According to party insiders and poll observers, the leadership was wary of the possible disgruntlement by aspirants who would not make it to the cabinet.

It seems there was a feeling that the impact of dissidence by aspirant MLAs would be much stronger to an extent that it may turn out to be a revolt against CM Bommai, who is someone who came to the party from outside (Janata Parivar), a party functionary said.

Political analyst A Narayana from Azim Premji University feels not carrying out cabinet expansion was some kind of a strategy to maintain an equilibrium.

"Because the moment you give it (ministerial berth) to someone, others will be unhappy. I don't think they were confident of handling such a situation or maybe they did not want to give it to someone.
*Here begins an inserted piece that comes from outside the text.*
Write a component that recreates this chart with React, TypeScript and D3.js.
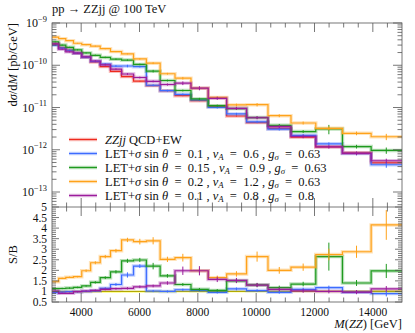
import { useRef, useEffect } from 'react';
import * as d3 from 'd3';

// bin edges in M(ZZ) [GeV] (log-spaced binning)
const binEdges = [3000, 3228, 3473, 3736, 4020, 4325, 4653, 5006, 5386, 5795, 6235, 6708,
  7217, 7765, 8355, 8989, 9671, 10405, 11194, 12044, 12958, 13942, 15000];

// ZZjj QCD+EW background, dsigma/dM [pb/GeV]
const qcdEw = [3.16e-10, 2.63e-10, 2.29e-10, 1.95e-10, 1.55e-10, 1.20e-10, 9.3e-11, 7.2e-11,
  5.4e-11, 4.2e-11, 3.3e-11, 2.5e-11, 1.9e-11, 1.45e-11, 1.05e-11, 6.3e-12, 4.4e-12, 3.2e-12,
  2.0e-12, 1.17e-12, 8.5e-13, 4.9e-13];

// S/B ratios per bin
const ratioBlue = [0.94, 0.97, 0.99, 0.99, 1.0, 1.03, 1.15, 1.33, 1.78, 2.2, 1.02, 1.0,
  1.08, 1.05, 0.96, 1.12, 1.04, 0.96, 1.1, 1.18, 0.96, 0.9];
const ratioGreen = [1.13, 1.14, 1.16, 1.19, 1.26, 1.43, 1.65, 1.93, 2.45, 2.49, 2.2, 1.74,
  1.33, 1.1, 1.05, 1.5, 1.31, 1.18, 1.35, 2.65, 1.4, 1.97];
const ratioOrange = [1.46, 1.62, 1.67, 1.7, 1.98, 2.36, 2.65, 2.93, 3.44, 3.36, 3.4, 2.52,
  2.6, 1.98, 1.65, 1.83, 2.65, 2.0, 2.15, 2.75, 2.88, 4.15];
const ratioPurple = [1.02, 0.91, 0.91, 0.99, 1.02, 1.05, 1.1, 1.13, 1.15, 1.22, 1.26, 1.4,
  1.98, 1.98, 1.57, 1.52, 1.3, 1.1, 1.03, 1.0, 0.97, 1.12];

// relative statistical uncertainties
const errRed = [0.01, 0.01, 0.01, 0.01, 0.015, 0.015, 0.015, 0.015, 0.02, 0.02, 0.02, 0.02,
  0.025, 0.025, 0.03, 0.03, 0.03, 0.035, 0.035, 0.04, 0.045, 0.05];
const errBlue = [0.03, 0.03, 0.03, 0.03, 0.03, 0.04, 0.04, 0.05, 0.07, 0.04, 0.05, 0.05,
  0.05, 0.05, 0.06, 0.06, 0.06, 0.07, 0.07, 0.08, 0.09, 0.15];
const errGreen = [0.03, 0.03, 0.03, 0.03, 0.03, 0.04, 0.04, 0.04, 0.04, 0.04, 0.07, 0.05,
  0.05, 0.06, 0.06, 0.07, 0.07, 0.08, 0.08, 0.25, 0.1, 0.17];
const errOrange = [0.02, 0.02, 0.02, 0.02, 0.03, 0.03, 0.03, 0.03, 0.03, 0.04, 0.05, 0.05,
  0.07, 0.06, 0.06, 0.07, 0.09, 0.08, 0.08, 0.1, 0.1, 0.17];
const errPurple = [0.03, 0.03, 0.03, 0.03, 0.03, 0.04, 0.04, 0.04, 0.05, 0.05, 0.05, 0.06,
  0.1, 0.11, 0.08, 0.08, 0.08, 0.08, 0.09, 0.09, 0.1, 0.12];

const xMajorTicks = [4000, 6000, 8000, 10000, 12000, 14000];
const ratioTickLabels = ['0.5', '1', '1.5', '2', '2.5', '3', '3.5', '4', '4.5', '5'];

type Seg = { t: string; it?: boolean; sub?: boolean; sup?: boolean };

// math-style spacing around "=" like the TeX legend
const EQ = '\u2002=\u2002';
const letLabel = (s: string, v: string, g: string): Seg[] => [
  { t: 'LET+' }, { t: 'σ', it: true }, { t: ' sin ' }, { t: 'θ', it: true }, { t: `${EQ}${s} , ` },
  { t: 'v', it: true }, { t: 'A', it: true, sub: true }, { t: `${EQ}${v} , ` },
  { t: 'g', it: true }, { t: 'σ', it: true, sub: true }, { t: `${EQ}${g}` },
];

const series = [
  { color: '#ee2a1e', ratio: qcdEw.map(() => 1), err: errRed, label: [{ t: 'ZZjj', it: true }, { t: ' QCD+EW' }] as Seg[] },
  { color: '#3d6cff', ratio: ratioBlue, err: errBlue, label: letLabel('0.1', '0.6', '0.63') },
  { color: '#1f9a1f', ratio: ratioGreen, err: errGreen, label: letLabel('0.15', '0.9', '0.63') },
  { color: '#ffa21a', ratio: ratioOrange, err: errOrange, label: letLabel('0.2', '1.2', '0.63') },
  { color: '#9c1c9c', ratio: ratioPurple, err: errPurple, label: letLabel('0.1', '0.8', '0.8') },
];

const FONT = '"Liberation Serif", "DejaVu Serif", serif';

function richText(g: any, x: number, y: number, segs: Seg[], size: number, anchor = 'start') {
  const t = g.append('text').attr('x', x).attr('y', y).attr('font-size', size)
    .attr('font-family', FONT).attr('text-anchor', anchor).attr('fill', '#111');
  let shift = 0;
  segs.forEach(s => {
    const sp = t.append('tspan').text(s.t);
    if (s.it) sp.attr('font-style', 'italic');
    const target = s.sub ? size * 0.22 : s.sup ? -size * 0.45 : 0;
    if (target !== shift) { sp.attr('dy', target - shift); shift = target; }
    if (s.sub || s.sup) sp.attr('font-size', size * 0.7);
  });
  return t;
}

export default function App() {
  const svgRef = useRef<SVGSVGElement>(null);

  useEffect(() => {
    const left = 52, right = 402, top = 23, mid = 207, bottom = 302;

    const svg = d3.select(svgRef.current);
    svg.selectAll('*').remove();

    const x = d3.scaleLinear().domain([3000, 15000]).range([left, right]);
    const y = d3.scaleLog().domain([Math.pow(10, -13.355), 1e-9]).range([mid, top]);
    const yr = d3.scaleLinear().domain([0.5, 5]).range([bottom, mid]);

    const defs = svg.append('defs');
    defs.append('clipPath').attr('id', 'clipMain').append('rect')
      .attr('x', left).attr('y', top).attr('width', right - left).attr('height', mid - top);
    defs.append('clipPath').attr('id', 'clipRatio').append('rect')
      .attr('x', left).attr('y', mid).attr('width', right - left).attr('height', bottom - mid);

    const n = qcdEw.length;
    const centers = d3.range(n).map(i => Math.sqrt(binEdges[i] * binEdges[i + 1]));

    const stepPath = (vals: number[], ys: (v: number) => number) =>
      d3.line<number>()
        .x((_, i) => x(binEdges[i]))
        .y((_, i) => ys(vals[Math.min(i, n - 1)]))
        .curve(d3.curveStepAfter)(binEdges) as string;

    // main panel
    const gMain = svg.append('g').attr('clip-path', 'url(#clipMain)');
    series.forEach(s => {
      const vals = qcdEw.map((b, i) => b * s.ratio[i]);
      const p = stepPath(vals, y);
      gMain.append('path').attr('d', p).attr('fill', 'none').attr('stroke', s.color)
        .attr('stroke-width', 3.5).attr('stroke-opacity', 0.3);
      gMain.append('path').attr('d', p).attr('fill', 'none').attr('stroke', s.color)
        .attr('stroke-width', 1.2);
      gMain.append('g').selectAll('line').data(vals).join('line')
        .attr('x1', (_, i) => x(centers[i])).attr('x2', (_, i) => x(centers[i]))
        .attr('y1', (v, i) => y(v * (1 - s.err[i]))).attr('y2', (v, i) => y(v * (1 + s.err[i])))
        .attr('stroke', s.color).attr('stroke-width', 1);
    });

    // ratio panel
    const gRatio = svg.append('g').attr('clip-path', 'url(#clipRatio)');
    gRatio.append('g').selectAll('rect').data(errRed).join('rect')
      .attr('x', (_, i) => x(binEdges[i])).attr('width', (_, i) => x(binEdges[i + 1]) - x(binEdges[i]))
      .attr('y', e => yr(1 + e)).attr('height', e => Math.max(1.5, yr(1 - e) - yr(1 + e)))
      .attr('fill', '#ffff33').attr('opacity', 0.8);
    gRatio.append('path').attr('d', stepPath(qcdEw.map(() => 1), yr)).attr('fill', 'none')
      .attr('stroke', '#b3aa00').attr('stroke-width', 1.2);
    series.slice(1).forEach(s => {
      const p = stepPath(s.ratio, yr);
      gRatio.append('path').attr('d', p).attr('fill', 'none').attr('stroke', s.color)
        .attr('stroke-width', 3.5).attr('stroke-opacity', 0.3);
      gRatio.append('path').attr('d', p).attr('fill', 'none').attr('stroke', s.color)
        .attr('stroke-width', 1.2);
      gRatio.append('g').selectAll('line').data(s.ratio).join('line')
        .attr('x1', (_, i) => x(centers[i])).attr('x2', (_, i) => x(centers[i]))
        .attr('y1', (v, i) => yr(v * (1 - s.err[i]))).attr('y2', (v, i) => yr(v * (1 + s.err[i])))
        .attr('stroke', s.color).attr('stroke-width', 1);
    });

    // frames and ticks
    const axes = svg.append('g').attr('stroke', '#555').attr('stroke-width', 0.8);
    const xMinor = d3.range(3500, 15000, 500).filter(v => !xMajorTicks.includes(v));
    const tick = (x1: number, y1: number, x2: number, y2: number) =>
      axes.append('line').attr('x1', x1).attr('y1', y1).attr('x2', x2).attr('y2', y2);

    [[top, mid], [mid, bottom]].forEach(([t0, b0]) => {
      xMajorTicks.forEach(v => { tick(x(v), b0, x(v), b0 - 9); tick(x(v), t0, x(v), t0 + 9); });
      xMinor.forEach(v => { tick(x(v), b0, x(v), b0 - 4.5); tick(x(v), t0, x(v), t0 + 4.5); });
    });

    const decades = [-13, -12, -11, -10, -9];
    decades.forEach(d => {
      const v = Math.pow(10, d);
      tick(left, y(v), left + 8, y(v)); tick(right, y(v), right - 9, y(v));
      d3.range(2, 10).forEach(k => {
        const m = k * v;
        if (m < 1e-9 && m > y.domain()[0]) { tick(left, y(m), left + 4.5, y(m)); tick(right, y(m), right - 4.5, y(m)); }
      });
    });
    d3.range(1, 10).forEach(k => {
      const m = Math.pow(10, -14) * k;
      if (m > y.domain()[0]) { tick(left, y(m), left + 4.5, y(m)); tick(right, y(m), right - 4.5, y(m)); }
    });

    d3.range(0.5, 5.01, 0.1).forEach(v => {
      const major = Math.abs(v * 2 - Math.round(v * 2)) < 1e-6;
      const len = major ? 7 : 4;
      tick(left, yr(v), left + len, yr(v)); tick(right, yr(v), right - len, yr(v));
    });

    axes.append('rect').attr('x', left).attr('y', top).attr('width', right - left)
      .attr('height', bottom - top).attr('fill', 'none');
    axes.append('line').attr('x1', left).attr('x2', right).attr('y1', mid).attr('y2', mid);

    // tick labels
    const labels = svg.append('g');
    decades.forEach(d => {
      richText(labels, 47, y(Math.pow(10, d)) + 4, [{ t: '10' }, { t: `−${-d}`, sup: true }], 12, 'end');
    });
    ratioTickLabels.forEach(l => {
      labels.append('text').attr('x', 47).attr('y', yr(+l) + 4).attr('text-anchor', 'end')
        .attr('font-family', FONT).attr('font-size', 11.5).attr('fill', '#111').text(l);
    });
    xMajorTicks.forEach(v => {
      labels.append('text').attr('x', x(v)).attr('y', 316).attr('text-anchor', 'middle')
        .attr('font-family', FONT).attr('font-size', 11.5).attr('fill', '#111').text(String(v));
    });

    // titles
    richText(svg, left, 13, [{ t: 'pp → ZZjj @ 100 TeV' }], 12.5);
    richText(svg, right, 328, [{ t: 'M', it: true }, { t: '(' }, { t: 'ZZ', it: true }, { t: ') [GeV]' }], 12.5, 'end');
    richText(svg, 0, 0, [{ t: 'd' }, { t: 'σ', it: true }, { t: '/d' }, { t: 'M', it: true }, { t: ' [pb/GeV]' }], 12.5, 'end')
      .attr('transform', `translate(17,${top}) rotate(-90)`);
    richText(svg, 0, 0, [{ t: 'S/B' }], 12.5, 'middle')
      .attr('transform', `translate(17,${(mid + bottom) / 2}) rotate(-90)`);

    // legend
    const lg = svg.append('g');
    series.forEach((s, i) => {
      const ly = 139.5 + i * 14;
      lg.append('line').attr('x1', 69).attr('x2', 97).attr('y1', ly).attr('y2', ly)
        .attr('stroke', s.color).attr('stroke-width', 3.5).attr('stroke-opacity', 0.3);
      lg.append('line').attr('x1', 69).attr('x2', 97).attr('y1', ly).attr('y2', ly)
        .attr('stroke', s.color).attr('stroke-width', 1.2);
      richText(lg, 105, ly + 4, s.label, 12.5);
    });
  }, []);

  return (
    <svg
      ref={svgRef}
      width={415}
      height={333}
      style={{ position: 'absolute', left: 0, top: 0, background: '#fff' }}
    />
  );
}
If the party had given to someone, the kind of discontent it would have generated would have proved costly for them," he had told PTI recently.

The whole question of political dissidence in the party was suppressed, not that it was not there, Narayana further said, "They (party) kept it suppressed because of two things -- one is the high command is too high and mighty, so nobody would have ventured to offend them too much, which was to their advantage. The second is maybe by keeping the berths vacant as long as possible, they were making people just wait in expectation...that's one way of managing."

One party leader said, cabinet rejig or expansion should have been carried out eight to six months ago.

"By making way for new faces, anti-incumbency could have been tackled to an extent, ahead of polls," said the leader.

It can be noted that without succumbing to pressure like the one exerted by senior leader Eshwarappa to be reinducted into the cabinet, after he reportedly got a clean chit in the contractor suicide case, the party high command and Bommai moved cautiously by not carrying out the cabinet expansion, as inducting him would have opened up a "pandora's box".

Some religious personalities had come out in support of Eshwarappa, however, as the party and CM seemed undeterred, the former minister himself announced that he was no longer an aspirant.

Pressure tactics by Gokak MLA Ramesh Jarkiholi, who had resigned from the earlier Yediyurappa cabinet, in a sleaze CD row case, was also handled by the party in a similar fashion.

Calling BJP leadership's move of not giving a go-ahead to the cabinet expansion or rejig as "calculated", a political observer said, the party's structure and nature of its strength in Karnataka is different compared to that of Gujarat and Uttarakhand, for it to have carried out an overhaul here, like it did in those states.

"The party here is a mix of natives or loyalists from RSS background, and also migrants, who came from other parties, like Janata Parivar in 2008 and Congress-JD-S in 2018," he added.

Meanwhile, senior Congress leader Siddaramaiah had recently claimed that the "secret" behind Bommai not expanding the cabinet is to avoid making BJP strongman Yediyurappa's son BY Vijayendra a minister.

“As he (Bommai) will have to make Yediyurappa's son a minister if the cabinet is expanded, the chief minister did not expand the Ministry and is keeping six posts vacant, it has been more than one-and-half years now,” he had said.

Almost one-fourth of the portfolios are with the chief minister, as Bommai is in charge of about eight of them, including rural development and panchayati raj, Bengaluru city development and finance.

Bommai's father and former CM SR Bommai-led government (1988-89) had collapsed just two weeks after the cabinet expansion, due to defections.

This factor would have been in Basavaraj Bommai's mind, making him more cautious about carrying out the exercise, a party leader said.